* Given instruction
From the entries below, copy every line where the string "with" appears.

--- Data to process ---

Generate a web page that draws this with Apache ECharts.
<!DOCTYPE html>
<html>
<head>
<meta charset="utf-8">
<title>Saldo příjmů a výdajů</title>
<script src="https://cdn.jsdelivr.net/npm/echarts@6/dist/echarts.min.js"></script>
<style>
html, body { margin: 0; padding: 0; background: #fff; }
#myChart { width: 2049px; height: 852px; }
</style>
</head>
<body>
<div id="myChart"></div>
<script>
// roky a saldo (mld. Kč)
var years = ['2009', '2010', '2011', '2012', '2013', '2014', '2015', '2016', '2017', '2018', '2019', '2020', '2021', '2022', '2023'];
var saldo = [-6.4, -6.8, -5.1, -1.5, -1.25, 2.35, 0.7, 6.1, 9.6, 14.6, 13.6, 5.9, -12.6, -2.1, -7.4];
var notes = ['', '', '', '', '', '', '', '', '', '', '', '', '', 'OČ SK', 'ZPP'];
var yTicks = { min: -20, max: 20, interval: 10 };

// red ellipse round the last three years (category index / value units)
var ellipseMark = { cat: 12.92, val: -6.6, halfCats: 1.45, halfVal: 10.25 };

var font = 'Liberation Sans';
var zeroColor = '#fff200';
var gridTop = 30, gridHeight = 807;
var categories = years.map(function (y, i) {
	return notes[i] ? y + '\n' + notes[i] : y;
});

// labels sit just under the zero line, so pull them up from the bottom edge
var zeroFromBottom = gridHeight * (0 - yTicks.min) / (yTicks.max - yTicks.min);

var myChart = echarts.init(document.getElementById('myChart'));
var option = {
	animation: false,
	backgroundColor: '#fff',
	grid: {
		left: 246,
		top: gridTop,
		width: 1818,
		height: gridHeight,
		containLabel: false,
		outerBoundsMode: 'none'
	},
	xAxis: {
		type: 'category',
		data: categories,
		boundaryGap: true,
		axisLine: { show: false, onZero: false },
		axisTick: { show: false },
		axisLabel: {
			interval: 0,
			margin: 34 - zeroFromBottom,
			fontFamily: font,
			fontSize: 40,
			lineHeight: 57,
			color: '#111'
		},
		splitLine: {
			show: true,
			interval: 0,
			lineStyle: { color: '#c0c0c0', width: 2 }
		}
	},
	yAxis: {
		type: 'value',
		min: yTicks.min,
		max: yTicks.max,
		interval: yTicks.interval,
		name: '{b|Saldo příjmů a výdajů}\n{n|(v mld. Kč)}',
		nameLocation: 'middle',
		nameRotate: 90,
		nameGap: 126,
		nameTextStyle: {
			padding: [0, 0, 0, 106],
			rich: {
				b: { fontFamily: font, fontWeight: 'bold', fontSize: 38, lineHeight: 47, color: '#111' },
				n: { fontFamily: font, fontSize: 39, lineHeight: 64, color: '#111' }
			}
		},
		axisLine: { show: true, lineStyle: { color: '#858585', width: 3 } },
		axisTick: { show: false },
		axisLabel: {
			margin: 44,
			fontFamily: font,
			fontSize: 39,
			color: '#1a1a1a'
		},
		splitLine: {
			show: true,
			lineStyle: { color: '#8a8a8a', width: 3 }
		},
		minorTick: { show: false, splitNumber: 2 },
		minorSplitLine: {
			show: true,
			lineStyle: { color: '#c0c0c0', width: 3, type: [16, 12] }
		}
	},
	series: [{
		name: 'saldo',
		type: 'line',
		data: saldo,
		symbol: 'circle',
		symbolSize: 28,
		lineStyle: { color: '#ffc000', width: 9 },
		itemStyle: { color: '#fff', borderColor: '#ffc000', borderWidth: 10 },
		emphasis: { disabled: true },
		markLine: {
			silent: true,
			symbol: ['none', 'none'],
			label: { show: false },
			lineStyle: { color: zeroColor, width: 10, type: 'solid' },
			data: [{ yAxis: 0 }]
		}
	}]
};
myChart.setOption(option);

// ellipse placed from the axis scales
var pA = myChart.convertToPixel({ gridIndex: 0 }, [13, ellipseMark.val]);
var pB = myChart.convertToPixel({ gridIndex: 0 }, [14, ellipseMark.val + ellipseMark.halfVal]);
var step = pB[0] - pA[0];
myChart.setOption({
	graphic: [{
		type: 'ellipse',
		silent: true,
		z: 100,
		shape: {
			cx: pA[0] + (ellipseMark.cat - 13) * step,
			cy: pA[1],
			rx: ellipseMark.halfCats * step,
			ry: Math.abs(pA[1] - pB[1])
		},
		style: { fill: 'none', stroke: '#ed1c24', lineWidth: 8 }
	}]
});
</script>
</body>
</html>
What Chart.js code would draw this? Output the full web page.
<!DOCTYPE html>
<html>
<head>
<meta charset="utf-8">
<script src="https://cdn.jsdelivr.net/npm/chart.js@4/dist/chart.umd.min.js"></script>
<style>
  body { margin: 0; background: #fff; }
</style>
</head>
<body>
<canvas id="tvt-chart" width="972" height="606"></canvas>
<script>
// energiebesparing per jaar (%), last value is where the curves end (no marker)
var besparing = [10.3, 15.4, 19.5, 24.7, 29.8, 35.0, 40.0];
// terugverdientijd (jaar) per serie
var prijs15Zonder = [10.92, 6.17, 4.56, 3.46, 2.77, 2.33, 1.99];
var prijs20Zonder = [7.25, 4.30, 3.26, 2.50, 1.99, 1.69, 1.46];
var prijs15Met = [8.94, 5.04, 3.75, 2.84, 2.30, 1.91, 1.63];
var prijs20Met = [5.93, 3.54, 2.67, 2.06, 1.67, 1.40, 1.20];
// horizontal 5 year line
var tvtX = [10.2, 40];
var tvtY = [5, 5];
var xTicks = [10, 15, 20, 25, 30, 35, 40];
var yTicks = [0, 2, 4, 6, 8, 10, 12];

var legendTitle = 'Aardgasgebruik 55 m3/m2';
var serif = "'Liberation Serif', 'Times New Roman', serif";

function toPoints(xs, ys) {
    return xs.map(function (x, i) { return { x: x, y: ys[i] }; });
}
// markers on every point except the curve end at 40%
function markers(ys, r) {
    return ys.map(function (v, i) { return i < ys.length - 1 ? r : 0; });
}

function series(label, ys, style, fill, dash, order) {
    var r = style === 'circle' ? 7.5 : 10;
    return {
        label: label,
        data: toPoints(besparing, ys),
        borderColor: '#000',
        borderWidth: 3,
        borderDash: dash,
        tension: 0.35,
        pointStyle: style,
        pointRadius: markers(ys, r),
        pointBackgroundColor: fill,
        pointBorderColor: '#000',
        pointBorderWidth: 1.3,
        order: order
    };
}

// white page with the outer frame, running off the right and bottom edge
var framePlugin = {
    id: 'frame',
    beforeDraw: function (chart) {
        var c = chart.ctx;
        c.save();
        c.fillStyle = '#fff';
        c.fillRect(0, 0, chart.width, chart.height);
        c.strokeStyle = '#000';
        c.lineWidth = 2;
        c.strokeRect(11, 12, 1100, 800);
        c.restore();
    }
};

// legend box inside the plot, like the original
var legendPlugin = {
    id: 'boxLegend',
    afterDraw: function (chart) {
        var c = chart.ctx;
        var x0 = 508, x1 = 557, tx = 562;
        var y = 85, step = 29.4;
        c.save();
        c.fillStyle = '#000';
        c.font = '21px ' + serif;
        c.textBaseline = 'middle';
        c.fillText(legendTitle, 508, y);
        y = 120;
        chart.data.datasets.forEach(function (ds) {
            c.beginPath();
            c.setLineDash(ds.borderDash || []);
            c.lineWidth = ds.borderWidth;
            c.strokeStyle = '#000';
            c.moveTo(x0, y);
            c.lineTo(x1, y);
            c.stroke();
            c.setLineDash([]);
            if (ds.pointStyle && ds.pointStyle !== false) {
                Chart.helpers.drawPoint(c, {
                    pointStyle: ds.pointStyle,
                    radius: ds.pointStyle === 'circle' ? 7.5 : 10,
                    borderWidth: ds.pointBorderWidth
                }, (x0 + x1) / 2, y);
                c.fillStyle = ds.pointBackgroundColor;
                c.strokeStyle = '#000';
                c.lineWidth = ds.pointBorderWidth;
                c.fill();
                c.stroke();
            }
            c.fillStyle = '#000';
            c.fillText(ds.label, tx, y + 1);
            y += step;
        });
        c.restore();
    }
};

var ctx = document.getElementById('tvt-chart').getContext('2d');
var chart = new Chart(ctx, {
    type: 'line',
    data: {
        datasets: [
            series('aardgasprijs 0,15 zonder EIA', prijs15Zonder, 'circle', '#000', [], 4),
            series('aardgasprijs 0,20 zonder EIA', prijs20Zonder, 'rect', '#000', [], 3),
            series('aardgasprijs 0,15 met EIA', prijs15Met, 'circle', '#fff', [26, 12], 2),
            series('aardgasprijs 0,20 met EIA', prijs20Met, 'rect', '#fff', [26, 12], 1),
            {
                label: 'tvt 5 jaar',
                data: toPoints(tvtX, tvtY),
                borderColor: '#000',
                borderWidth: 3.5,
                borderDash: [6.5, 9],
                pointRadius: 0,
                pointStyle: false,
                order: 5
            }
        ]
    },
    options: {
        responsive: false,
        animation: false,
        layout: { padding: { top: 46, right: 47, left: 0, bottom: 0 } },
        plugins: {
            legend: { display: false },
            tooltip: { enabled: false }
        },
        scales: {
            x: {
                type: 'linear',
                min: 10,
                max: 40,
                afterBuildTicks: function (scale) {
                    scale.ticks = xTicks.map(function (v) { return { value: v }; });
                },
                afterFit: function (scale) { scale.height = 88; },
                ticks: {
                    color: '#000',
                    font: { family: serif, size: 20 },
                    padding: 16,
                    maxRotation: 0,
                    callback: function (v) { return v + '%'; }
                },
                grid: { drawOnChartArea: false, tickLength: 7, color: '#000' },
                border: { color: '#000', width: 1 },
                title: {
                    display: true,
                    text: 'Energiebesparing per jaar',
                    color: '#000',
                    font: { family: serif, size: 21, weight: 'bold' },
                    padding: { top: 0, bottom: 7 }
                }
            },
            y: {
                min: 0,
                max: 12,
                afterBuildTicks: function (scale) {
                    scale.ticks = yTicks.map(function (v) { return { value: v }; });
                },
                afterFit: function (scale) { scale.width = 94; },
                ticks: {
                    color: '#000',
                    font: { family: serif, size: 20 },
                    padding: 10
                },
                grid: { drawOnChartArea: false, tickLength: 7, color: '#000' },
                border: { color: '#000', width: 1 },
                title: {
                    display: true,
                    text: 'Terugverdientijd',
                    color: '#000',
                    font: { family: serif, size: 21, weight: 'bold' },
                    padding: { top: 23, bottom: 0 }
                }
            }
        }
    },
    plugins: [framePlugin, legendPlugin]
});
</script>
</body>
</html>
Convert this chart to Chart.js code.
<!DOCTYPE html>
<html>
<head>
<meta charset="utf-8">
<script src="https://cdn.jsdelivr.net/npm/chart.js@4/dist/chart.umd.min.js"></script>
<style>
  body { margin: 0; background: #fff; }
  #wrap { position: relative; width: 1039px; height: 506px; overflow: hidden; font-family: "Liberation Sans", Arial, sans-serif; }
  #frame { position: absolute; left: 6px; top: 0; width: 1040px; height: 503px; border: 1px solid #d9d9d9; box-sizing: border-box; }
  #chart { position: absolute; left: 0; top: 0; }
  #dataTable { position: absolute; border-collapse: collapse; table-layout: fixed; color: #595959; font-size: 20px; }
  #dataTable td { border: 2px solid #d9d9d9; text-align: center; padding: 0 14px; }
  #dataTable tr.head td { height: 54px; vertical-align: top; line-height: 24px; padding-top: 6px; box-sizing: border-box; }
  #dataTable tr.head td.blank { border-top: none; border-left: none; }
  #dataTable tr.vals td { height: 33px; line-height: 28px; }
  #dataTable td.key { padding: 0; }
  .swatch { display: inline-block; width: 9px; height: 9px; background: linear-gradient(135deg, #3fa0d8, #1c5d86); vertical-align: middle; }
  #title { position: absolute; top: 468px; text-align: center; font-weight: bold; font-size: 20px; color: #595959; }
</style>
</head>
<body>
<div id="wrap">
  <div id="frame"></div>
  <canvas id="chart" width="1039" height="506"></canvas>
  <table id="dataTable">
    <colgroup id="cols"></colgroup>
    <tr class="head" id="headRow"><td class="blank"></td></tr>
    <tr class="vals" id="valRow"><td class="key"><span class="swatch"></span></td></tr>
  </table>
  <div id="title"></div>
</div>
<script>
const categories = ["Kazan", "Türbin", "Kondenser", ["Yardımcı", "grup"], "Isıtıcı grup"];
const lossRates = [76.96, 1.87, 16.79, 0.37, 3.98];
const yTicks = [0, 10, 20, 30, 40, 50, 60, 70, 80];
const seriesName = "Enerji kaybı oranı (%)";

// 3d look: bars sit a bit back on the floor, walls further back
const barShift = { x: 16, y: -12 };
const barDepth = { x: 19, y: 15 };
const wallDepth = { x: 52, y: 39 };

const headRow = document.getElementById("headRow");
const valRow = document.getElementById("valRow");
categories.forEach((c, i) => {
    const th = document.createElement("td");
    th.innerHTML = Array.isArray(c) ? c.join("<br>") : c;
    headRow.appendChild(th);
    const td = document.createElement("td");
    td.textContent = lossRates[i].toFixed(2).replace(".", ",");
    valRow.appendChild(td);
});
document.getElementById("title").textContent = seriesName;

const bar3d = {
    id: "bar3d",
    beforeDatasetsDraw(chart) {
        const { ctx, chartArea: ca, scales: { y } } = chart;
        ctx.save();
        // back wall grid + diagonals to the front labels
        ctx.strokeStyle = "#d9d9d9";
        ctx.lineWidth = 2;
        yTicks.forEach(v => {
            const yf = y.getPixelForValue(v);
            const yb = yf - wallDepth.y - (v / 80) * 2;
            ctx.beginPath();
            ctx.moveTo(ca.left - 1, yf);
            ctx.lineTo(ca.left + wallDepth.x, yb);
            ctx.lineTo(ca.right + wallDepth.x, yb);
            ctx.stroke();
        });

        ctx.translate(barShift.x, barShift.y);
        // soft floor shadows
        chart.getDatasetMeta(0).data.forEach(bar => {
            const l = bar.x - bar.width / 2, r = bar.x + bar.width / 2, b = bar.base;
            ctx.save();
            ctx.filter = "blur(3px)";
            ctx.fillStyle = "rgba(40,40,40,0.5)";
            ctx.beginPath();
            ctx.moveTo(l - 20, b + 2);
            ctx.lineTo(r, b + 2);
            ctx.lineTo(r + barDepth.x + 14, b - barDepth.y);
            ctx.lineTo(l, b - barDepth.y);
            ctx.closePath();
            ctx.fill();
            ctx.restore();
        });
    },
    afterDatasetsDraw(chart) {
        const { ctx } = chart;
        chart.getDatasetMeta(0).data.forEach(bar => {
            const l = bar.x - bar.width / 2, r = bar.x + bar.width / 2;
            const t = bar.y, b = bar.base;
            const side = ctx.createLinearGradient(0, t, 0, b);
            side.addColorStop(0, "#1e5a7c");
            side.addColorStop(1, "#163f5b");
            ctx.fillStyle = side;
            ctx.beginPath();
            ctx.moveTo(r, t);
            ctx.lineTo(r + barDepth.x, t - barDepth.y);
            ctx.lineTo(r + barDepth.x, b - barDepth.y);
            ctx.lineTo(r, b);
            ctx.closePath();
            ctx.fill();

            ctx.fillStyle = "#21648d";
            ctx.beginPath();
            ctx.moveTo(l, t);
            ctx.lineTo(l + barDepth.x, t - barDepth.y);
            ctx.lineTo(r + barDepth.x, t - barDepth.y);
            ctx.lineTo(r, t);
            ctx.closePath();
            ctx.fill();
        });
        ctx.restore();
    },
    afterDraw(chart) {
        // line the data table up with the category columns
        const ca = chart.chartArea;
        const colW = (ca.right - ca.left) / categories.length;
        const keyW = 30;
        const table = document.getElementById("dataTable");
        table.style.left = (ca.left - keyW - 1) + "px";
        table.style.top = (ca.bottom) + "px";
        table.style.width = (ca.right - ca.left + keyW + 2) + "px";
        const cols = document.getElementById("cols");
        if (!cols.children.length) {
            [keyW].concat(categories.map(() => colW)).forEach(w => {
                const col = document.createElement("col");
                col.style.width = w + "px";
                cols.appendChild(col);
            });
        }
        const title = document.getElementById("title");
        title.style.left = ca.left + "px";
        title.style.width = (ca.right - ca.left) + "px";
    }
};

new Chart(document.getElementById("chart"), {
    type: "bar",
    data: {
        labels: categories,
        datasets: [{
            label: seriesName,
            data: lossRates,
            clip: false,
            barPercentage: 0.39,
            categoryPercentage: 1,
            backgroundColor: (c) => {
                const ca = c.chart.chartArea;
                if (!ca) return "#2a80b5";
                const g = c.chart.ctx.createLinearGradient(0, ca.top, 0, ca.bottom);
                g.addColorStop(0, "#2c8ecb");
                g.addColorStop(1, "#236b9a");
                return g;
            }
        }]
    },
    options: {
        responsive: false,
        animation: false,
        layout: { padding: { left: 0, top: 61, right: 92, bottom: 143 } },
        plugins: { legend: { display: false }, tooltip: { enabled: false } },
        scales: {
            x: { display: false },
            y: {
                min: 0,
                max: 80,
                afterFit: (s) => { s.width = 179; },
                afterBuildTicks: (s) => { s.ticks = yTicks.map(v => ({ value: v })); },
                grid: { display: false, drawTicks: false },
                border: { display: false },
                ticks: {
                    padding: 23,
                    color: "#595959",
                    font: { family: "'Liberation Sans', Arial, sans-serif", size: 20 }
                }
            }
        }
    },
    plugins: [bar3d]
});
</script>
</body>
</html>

---

* Correct output
Generate a web page that draws this with Apache ECharts.
// white page with the outer frame, running off the right and bottom edge
        // line the data table up with the category columns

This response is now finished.